I am a child (Neil Young)
I am a child, I'll last a while
You can't conceive of the pleasure in my smile
You hold my hand, rough up my hair
It's lots of fun to have you there
I gave to you, now, you give to me
I'd like to know what you learned
The sky is blue and so is the sea
What is the color, when black is burned?
What is the color?
You are a man, you understand
You pick me up and you lay me down again
You make the rules, you say what's fair
It's lots of fun to have you there
I gave to you, now, you give to me
I'd like to know what you learned
The sky is blue and so is the sea
What is the color, when black is burned?
What is the color?
I am a child, I'll last a while
You can't conceive of the pleasure in my smile
Mijn moeder maakte zich ongerust over mijn onbevangenheid en totale onschuld. Ze zag hoe ik door een vriendje met een speelgoedauto in mijn gezicht werd geslagen en dat ik reageerde met totale verbijstering.
Moeders maken zich vaker nodeloos ongerust. Wat zij zag was mijn ‘true self’. Het openstaan voor de wereld en daarin onschuldig, onwetend en naïef te zijn. Wanneer je al mijn afweermechanismen wilt uitschakelen, hoef je alleen maar vriendelijk te zijn of om hulp te vragen.
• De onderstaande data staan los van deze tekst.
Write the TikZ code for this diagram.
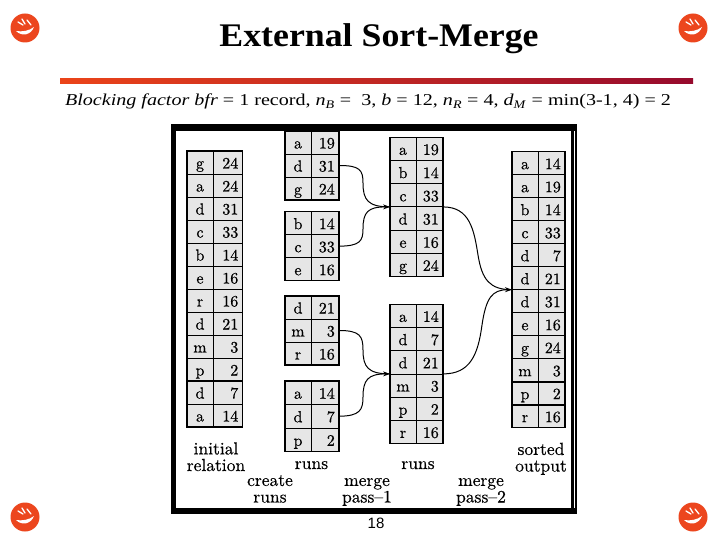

Dat lijkt voor sommigen misschien niet in lijn met het verbale zwaard dat ik bij me draag en mijn lichaam dat niet zal aarzelen een agressor tegen de grond te slaan.
Onbevangen wil niet zeggen dat ik een wezenloze man ben. Treedt mij vijandig tegemoet en wat je zaait, zal je oogsten.
Vooral als jonge, vroegrijpe man, dachten omstanders dat ze mij moesten provoceren om mijn onbevangenheid te ‘ontmaskeren’. Wanneer ze dat verbaal deden, stond ik ze destijds nog vriendelijk te woord. Ik dacht dat ik hun slechte intenties kon ontkrachten met mijn goede. Onwetend van mij.
Ik leer snel. Het kind dat ik was, werd verlaten door zijn vader en moeder toen het zeven was. Toen het zwarte jaar voorbij was, had ik een autonomie ontwikkeld die weinig mensen ooit zullen bezitten. Lijd ik aan zelfoverschatting (daar kun je in ieder geval niet ‘onder’ lijden) wanneer ik dat stel? Nee, de feiten hebben bestaansrecht in mij. Hoe de ander die verdraait, is voor zij rekening. Ik heb de prijs betaald voor mijn autonomie.
De man in mij: “you are a man, you understand
you pick me up and you lay me down again
you make the rules, you say what’s fair
it’s lots of fun to have you there”
De man in mij, beschermt “Meintje’, het onbevangen kind:
“I am a child, I last a while
you can’t conceive of the pleasure in my smile”
Mijn glimlach is voor de meesten niet te doorgronden. Ben ik de Mona Lisa? Nee, ik ben iemand die jij wellicht niet durft aan te spreken. Wie mij kent als vriend, als cliënt, als goede buur, vindt mij lief.